__WORK TO COMPLETE__: Data follows below. Repeat exactly the lines between the line holding "Clone this chart in Chart.js." and the line holding "const near = (a, list)", inclusive, and nothing more; drop pictures.

»»

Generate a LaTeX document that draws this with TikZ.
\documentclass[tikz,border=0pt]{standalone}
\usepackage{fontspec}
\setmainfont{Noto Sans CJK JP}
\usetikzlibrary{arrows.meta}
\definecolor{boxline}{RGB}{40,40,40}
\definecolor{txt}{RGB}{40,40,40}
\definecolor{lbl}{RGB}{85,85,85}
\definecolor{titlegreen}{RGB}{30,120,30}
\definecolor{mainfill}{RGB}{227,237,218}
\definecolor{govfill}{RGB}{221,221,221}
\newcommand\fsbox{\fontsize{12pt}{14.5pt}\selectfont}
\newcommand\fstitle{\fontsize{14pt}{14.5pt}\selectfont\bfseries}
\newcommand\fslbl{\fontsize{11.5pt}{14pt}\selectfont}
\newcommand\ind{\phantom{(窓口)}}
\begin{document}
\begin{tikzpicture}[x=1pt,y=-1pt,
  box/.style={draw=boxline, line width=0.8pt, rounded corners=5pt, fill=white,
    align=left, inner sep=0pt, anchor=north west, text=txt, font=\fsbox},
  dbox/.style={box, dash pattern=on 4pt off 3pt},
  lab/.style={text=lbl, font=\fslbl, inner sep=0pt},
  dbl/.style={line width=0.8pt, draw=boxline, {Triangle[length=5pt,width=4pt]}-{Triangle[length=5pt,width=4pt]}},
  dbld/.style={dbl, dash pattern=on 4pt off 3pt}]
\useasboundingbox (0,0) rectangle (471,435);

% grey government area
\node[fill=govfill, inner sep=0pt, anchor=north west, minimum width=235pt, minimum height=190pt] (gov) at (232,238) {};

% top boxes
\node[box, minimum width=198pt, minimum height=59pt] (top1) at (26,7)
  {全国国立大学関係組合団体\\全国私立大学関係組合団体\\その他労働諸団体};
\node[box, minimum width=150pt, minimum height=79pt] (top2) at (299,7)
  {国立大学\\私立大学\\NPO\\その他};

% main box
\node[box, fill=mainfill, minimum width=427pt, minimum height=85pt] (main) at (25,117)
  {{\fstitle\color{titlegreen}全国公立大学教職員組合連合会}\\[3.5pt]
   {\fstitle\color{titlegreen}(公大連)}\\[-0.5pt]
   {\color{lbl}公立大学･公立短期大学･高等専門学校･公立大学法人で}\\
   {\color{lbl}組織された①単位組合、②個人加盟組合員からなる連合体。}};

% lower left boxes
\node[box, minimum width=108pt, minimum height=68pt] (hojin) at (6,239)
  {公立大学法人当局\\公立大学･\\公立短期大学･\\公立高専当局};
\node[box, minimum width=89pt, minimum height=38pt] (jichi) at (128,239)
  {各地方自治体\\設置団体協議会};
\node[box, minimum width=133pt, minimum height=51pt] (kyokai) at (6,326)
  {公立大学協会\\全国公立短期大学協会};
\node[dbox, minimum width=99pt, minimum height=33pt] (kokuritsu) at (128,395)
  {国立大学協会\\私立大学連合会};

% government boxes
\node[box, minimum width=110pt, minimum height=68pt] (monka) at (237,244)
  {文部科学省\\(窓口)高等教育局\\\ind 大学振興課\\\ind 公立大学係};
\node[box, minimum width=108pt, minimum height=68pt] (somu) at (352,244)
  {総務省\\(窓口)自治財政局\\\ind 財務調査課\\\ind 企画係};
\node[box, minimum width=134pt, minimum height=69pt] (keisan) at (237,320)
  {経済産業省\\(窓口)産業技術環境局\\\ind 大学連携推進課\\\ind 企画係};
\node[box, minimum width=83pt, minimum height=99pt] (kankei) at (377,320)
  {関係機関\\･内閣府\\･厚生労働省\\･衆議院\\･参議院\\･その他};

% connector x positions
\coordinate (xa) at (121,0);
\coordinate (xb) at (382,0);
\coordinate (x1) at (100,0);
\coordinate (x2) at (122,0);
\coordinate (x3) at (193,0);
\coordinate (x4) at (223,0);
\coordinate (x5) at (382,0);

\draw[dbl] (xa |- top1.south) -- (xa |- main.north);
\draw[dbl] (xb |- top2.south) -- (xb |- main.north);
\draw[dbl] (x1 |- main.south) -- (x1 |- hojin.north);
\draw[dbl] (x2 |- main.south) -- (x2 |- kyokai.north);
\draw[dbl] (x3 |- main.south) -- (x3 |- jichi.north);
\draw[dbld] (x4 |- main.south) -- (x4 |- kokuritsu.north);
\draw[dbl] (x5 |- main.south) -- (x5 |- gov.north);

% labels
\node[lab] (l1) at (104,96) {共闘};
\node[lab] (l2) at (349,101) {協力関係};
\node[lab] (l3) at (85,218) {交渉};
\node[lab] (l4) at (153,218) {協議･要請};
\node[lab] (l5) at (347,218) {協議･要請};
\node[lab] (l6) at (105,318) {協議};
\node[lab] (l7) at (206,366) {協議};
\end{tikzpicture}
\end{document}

««
»»

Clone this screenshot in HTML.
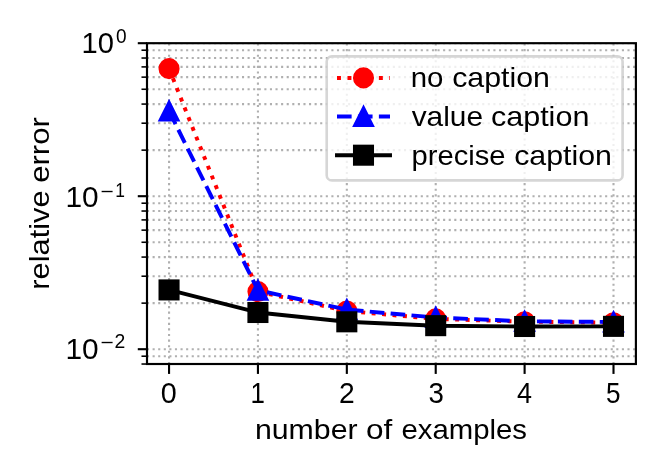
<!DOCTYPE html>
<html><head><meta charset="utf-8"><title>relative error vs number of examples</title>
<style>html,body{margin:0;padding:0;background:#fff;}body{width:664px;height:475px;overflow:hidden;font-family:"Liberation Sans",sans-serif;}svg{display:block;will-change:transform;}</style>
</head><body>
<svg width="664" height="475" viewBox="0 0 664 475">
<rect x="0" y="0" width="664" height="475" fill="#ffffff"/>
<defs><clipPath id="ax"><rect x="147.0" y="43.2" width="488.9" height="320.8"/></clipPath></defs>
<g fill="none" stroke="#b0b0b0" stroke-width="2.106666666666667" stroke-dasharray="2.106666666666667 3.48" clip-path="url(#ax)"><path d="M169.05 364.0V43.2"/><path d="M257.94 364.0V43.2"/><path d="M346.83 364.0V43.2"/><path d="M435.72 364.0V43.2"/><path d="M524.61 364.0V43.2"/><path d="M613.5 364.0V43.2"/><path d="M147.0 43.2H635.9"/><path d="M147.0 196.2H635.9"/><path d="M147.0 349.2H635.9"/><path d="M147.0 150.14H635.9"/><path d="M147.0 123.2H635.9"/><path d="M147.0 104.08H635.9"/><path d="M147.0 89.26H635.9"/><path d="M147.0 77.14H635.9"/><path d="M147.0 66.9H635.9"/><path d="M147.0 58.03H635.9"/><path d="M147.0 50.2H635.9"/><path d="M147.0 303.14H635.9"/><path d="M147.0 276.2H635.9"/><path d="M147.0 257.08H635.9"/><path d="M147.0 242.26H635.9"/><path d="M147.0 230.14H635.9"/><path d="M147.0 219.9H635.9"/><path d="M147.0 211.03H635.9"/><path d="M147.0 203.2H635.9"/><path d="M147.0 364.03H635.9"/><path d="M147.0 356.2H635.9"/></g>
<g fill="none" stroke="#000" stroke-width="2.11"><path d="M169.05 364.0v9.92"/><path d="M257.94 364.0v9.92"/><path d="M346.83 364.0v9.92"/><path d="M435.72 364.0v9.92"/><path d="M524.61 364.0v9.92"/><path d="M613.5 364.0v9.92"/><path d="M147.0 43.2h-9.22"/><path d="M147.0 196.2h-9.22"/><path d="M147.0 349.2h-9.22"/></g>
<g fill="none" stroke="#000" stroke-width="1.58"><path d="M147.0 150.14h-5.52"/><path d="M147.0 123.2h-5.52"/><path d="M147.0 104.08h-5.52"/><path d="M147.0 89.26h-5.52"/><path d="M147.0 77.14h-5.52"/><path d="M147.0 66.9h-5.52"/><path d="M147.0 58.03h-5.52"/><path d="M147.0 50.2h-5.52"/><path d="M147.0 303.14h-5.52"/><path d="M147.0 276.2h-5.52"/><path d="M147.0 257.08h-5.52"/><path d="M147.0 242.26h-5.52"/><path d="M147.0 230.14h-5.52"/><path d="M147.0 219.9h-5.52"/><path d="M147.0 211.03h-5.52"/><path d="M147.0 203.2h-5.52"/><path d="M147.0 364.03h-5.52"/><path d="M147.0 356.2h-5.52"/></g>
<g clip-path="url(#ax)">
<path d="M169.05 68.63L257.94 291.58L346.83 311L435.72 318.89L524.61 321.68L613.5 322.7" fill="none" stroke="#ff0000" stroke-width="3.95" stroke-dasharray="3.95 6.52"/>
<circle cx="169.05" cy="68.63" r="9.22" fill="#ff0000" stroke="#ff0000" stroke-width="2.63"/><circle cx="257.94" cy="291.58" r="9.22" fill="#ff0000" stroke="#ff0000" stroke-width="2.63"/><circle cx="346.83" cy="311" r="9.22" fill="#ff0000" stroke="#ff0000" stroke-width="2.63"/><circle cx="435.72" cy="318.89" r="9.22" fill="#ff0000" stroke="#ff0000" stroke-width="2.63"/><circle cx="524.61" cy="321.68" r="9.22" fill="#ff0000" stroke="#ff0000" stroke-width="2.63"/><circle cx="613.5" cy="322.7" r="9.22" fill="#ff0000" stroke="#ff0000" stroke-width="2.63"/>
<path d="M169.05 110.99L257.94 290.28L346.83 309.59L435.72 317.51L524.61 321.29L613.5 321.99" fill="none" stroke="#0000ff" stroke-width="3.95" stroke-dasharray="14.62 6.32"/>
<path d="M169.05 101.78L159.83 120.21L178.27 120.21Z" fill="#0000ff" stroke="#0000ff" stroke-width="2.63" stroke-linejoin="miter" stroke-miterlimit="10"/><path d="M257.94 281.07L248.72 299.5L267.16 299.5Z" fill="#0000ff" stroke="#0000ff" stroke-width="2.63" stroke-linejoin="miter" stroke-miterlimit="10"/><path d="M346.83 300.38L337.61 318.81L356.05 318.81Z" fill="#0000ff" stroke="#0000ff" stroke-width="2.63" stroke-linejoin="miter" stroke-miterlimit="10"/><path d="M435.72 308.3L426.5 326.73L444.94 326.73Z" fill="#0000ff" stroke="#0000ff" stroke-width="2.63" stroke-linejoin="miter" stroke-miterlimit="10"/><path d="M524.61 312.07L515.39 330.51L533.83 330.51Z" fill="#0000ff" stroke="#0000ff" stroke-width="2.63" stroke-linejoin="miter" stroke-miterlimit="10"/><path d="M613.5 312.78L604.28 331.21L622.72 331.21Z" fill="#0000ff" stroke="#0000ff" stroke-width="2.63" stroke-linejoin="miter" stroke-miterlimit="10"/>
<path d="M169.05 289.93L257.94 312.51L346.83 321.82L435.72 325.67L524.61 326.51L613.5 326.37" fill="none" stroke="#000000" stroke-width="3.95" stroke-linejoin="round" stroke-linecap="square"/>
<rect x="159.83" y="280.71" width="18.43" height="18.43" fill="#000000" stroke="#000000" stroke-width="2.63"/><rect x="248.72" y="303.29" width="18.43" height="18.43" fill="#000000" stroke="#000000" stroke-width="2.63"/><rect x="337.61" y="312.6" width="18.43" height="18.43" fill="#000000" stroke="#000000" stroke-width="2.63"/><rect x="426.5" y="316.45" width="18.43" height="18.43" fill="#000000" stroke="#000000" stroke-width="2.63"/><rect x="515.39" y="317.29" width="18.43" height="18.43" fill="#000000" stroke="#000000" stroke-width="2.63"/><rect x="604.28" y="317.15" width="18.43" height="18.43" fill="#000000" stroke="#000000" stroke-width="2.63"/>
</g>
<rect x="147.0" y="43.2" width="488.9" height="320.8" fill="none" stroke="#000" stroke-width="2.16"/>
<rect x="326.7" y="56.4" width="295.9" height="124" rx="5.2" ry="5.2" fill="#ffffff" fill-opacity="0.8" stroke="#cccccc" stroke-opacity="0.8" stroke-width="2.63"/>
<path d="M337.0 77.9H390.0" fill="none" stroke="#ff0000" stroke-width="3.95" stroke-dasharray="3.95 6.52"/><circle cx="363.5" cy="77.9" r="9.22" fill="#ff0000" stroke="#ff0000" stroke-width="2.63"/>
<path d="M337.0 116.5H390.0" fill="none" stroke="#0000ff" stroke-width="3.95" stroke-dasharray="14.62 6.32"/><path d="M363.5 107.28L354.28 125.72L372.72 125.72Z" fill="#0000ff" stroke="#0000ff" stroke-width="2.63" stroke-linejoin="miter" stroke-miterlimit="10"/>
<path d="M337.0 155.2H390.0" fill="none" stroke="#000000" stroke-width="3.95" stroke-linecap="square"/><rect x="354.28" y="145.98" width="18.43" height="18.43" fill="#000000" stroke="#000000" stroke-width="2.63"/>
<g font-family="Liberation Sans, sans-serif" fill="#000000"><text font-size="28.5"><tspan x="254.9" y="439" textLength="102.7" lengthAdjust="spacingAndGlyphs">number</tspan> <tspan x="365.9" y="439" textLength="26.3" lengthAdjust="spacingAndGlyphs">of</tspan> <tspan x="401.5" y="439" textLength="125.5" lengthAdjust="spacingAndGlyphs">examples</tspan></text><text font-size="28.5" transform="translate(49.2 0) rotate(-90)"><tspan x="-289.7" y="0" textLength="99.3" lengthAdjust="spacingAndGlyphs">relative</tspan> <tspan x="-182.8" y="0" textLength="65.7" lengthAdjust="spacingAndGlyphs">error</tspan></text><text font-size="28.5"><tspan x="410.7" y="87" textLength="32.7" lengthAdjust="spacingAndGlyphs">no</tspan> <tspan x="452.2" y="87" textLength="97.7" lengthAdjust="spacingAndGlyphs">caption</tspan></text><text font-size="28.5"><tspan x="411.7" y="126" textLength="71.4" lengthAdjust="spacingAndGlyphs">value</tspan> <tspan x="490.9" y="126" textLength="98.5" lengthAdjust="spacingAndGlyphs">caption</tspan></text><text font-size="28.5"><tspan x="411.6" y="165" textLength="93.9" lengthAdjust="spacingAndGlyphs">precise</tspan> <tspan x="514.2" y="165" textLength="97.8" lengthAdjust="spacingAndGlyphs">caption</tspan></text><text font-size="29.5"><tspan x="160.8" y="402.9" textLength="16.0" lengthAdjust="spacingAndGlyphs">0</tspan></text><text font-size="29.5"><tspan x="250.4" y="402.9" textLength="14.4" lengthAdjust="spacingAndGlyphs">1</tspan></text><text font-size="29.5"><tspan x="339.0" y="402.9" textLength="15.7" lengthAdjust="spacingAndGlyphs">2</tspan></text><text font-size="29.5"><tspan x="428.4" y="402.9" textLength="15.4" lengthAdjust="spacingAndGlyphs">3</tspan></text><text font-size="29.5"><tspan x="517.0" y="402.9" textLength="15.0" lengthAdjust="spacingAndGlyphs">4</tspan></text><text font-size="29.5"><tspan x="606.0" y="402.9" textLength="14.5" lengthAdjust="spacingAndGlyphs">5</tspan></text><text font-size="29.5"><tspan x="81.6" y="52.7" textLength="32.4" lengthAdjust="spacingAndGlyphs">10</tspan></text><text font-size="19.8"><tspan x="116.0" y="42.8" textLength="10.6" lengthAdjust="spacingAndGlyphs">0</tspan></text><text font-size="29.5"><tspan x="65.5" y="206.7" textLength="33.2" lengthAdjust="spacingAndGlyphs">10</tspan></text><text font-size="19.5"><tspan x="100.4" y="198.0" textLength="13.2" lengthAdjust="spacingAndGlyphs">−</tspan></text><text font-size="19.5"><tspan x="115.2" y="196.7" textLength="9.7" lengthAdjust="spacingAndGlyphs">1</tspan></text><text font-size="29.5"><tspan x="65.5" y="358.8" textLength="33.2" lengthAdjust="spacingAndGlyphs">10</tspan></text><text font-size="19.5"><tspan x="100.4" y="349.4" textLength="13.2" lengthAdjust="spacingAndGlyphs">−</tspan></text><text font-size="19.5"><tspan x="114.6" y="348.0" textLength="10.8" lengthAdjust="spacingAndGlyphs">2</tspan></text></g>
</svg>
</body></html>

««
»»

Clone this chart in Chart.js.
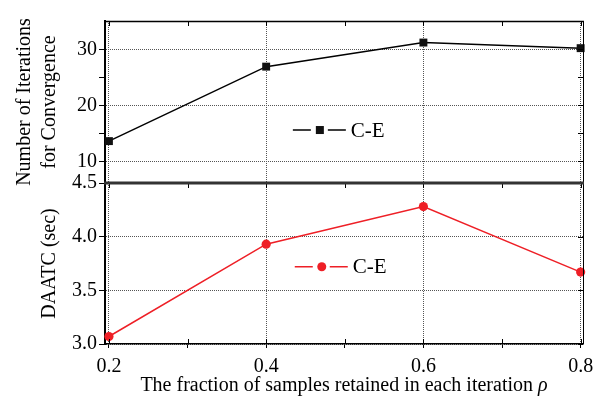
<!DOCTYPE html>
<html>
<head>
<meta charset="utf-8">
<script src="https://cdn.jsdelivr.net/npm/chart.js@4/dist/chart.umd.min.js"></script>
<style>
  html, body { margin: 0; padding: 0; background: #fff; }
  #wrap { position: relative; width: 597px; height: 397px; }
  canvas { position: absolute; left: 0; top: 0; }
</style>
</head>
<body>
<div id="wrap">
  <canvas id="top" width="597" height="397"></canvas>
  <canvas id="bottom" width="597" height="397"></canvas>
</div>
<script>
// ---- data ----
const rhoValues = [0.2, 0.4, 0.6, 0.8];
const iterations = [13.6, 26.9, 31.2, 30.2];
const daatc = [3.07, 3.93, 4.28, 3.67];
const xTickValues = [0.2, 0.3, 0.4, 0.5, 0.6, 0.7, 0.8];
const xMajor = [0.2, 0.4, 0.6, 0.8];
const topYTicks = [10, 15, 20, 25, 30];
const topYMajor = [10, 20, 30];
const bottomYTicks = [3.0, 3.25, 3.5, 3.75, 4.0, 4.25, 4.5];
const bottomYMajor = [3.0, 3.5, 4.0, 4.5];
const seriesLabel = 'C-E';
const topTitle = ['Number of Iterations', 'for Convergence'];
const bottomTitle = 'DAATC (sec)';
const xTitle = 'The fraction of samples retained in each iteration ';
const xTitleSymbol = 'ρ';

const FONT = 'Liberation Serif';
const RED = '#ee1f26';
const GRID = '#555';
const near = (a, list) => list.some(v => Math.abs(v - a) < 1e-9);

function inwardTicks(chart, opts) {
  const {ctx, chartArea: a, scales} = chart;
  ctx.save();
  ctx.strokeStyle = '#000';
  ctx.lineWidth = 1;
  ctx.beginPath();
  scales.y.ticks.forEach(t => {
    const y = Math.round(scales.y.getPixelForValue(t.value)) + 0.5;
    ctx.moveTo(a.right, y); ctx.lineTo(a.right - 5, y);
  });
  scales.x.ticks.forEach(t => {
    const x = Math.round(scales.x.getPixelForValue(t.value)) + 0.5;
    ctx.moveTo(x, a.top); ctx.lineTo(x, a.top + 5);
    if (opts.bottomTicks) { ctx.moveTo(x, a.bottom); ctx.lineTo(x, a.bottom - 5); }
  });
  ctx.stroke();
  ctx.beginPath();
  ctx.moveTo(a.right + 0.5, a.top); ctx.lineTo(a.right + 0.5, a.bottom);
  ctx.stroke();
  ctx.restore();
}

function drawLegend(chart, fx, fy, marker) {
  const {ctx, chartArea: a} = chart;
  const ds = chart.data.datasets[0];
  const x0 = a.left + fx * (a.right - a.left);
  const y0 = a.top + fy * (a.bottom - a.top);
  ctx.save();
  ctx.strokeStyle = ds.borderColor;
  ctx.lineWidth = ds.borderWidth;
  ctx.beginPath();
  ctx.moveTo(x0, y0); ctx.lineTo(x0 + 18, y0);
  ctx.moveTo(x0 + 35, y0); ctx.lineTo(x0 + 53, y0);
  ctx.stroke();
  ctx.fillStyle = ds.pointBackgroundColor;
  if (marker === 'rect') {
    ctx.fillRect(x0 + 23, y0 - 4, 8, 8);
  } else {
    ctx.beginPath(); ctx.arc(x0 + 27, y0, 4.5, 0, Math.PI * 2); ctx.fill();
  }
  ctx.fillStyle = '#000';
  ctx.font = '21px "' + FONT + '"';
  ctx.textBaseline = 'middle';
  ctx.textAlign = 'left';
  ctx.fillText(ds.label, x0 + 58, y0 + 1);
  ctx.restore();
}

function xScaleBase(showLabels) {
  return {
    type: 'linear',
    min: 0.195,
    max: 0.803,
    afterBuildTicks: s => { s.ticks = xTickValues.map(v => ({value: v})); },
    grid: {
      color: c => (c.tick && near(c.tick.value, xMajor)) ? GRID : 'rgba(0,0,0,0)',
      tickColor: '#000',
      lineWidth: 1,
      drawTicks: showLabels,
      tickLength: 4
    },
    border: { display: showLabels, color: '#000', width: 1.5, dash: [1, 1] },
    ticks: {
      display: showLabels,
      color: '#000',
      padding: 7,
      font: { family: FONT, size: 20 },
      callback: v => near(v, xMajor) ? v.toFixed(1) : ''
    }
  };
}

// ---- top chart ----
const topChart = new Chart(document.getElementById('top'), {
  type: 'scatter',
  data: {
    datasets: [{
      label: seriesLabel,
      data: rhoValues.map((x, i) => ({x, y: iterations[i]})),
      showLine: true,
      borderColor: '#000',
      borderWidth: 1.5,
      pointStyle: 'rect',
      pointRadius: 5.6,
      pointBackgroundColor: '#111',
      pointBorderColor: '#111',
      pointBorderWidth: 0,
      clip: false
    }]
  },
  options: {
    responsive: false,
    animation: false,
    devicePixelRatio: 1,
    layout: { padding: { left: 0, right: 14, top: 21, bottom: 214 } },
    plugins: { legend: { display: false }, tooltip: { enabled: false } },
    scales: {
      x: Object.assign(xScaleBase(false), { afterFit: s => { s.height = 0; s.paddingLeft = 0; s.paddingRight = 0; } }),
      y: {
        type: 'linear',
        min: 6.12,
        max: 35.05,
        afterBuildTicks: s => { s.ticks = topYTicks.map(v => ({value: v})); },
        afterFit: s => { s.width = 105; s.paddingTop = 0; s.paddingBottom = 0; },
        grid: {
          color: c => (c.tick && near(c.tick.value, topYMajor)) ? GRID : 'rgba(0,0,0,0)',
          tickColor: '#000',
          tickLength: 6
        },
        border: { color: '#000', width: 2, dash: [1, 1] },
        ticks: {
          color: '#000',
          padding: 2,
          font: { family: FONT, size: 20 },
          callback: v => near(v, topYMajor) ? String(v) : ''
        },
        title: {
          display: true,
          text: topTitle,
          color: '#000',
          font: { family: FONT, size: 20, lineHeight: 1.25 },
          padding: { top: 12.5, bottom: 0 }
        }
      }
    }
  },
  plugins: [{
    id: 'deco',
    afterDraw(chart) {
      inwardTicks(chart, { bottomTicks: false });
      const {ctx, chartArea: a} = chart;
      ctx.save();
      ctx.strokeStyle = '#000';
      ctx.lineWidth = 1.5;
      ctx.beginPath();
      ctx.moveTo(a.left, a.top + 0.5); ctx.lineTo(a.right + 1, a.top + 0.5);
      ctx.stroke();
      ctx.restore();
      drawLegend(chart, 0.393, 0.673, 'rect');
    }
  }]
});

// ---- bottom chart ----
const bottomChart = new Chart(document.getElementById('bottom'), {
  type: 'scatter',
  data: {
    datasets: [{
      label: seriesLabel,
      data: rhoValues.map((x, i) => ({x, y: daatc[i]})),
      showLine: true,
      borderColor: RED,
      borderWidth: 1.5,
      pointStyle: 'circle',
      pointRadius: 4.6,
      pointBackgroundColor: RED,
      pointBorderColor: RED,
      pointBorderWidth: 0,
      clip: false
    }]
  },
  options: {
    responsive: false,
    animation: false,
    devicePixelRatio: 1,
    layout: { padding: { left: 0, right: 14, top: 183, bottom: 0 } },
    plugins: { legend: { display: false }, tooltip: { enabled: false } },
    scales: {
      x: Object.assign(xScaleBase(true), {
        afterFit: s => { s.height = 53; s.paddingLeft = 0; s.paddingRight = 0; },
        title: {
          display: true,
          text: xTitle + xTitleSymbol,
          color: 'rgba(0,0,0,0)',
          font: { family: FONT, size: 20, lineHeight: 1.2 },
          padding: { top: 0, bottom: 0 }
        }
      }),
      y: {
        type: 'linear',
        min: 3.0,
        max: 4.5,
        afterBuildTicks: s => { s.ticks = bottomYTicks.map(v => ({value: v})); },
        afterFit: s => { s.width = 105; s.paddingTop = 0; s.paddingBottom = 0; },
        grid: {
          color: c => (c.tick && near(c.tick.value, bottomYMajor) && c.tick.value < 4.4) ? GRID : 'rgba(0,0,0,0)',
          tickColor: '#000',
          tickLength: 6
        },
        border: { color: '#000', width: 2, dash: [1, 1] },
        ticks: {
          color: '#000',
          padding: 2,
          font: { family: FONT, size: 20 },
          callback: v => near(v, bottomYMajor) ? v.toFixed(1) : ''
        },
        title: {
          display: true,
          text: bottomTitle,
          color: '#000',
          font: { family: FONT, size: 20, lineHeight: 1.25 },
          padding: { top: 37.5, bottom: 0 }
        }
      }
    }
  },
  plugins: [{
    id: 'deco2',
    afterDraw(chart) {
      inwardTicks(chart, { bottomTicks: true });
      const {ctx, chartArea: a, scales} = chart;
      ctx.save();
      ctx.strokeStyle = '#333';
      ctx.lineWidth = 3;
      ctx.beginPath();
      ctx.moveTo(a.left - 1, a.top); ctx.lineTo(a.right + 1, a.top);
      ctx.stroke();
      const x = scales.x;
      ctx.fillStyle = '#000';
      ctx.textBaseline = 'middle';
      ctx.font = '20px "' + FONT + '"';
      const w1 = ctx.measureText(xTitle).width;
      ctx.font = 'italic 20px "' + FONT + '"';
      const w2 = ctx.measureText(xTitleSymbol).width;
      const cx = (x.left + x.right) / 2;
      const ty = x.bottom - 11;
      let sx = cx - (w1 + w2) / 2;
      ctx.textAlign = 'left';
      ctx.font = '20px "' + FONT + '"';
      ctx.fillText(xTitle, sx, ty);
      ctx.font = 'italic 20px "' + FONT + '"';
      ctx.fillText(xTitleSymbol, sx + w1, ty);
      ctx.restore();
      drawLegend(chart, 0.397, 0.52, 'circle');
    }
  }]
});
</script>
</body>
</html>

««

__RESULT__:
Clone this chart in Chart.js.
<!DOCTYPE html>
<html>
<head>
<meta charset="utf-8">
<script src="https://cdn.jsdelivr.net/npm/chart.js@4/dist/chart.umd.min.js"></script>
<style>
  html, body { margin: 0; padding: 0; background: #fff; }
  #wrap { position: relative; width: 597px; height: 397px; }
  canvas { position: absolute; left: 0; top: 0; }
</style>
</head>
<body>
<div id="wrap">
  <canvas id="top" width="597" height="397"></canvas>
  <canvas id="bottom" width="597" height="397"></canvas>
</div>
<script>
// ---- data ----
const rhoValues = [0.2, 0.4, 0.6, 0.8];
const iterations = [13.6, 26.9, 31.2, 30.2];
const daatc = [3.07, 3.93, 4.28, 3.67];
const xTickValues = [0.2, 0.3, 0.4, 0.5, 0.6, 0.7, 0.8];
const xMajor = [0.2, 0.4, 0.6, 0.8];
const topYTicks = [10, 15, 20, 25, 30];
const topYMajor = [10, 20, 30];
const bottomYTicks = [3.0, 3.25, 3.5, 3.75, 4.0, 4.25, 4.5];
const bottomYMajor = [3.0, 3.5, 4.0, 4.5];
const seriesLabel = 'C-E';
const topTitle = ['Number of Iterations', 'for Convergence'];
const bottomTitle = 'DAATC (sec)';
const xTitle = 'The fraction of samples retained in each iteration ';
const xTitleSymbol = 'ρ';

const FONT = 'Liberation Serif';
const RED = '#ee1f26';
const GRID = '#555';
const near = (a, list) => list.some(v => Math.abs(v - a) < 1e-9);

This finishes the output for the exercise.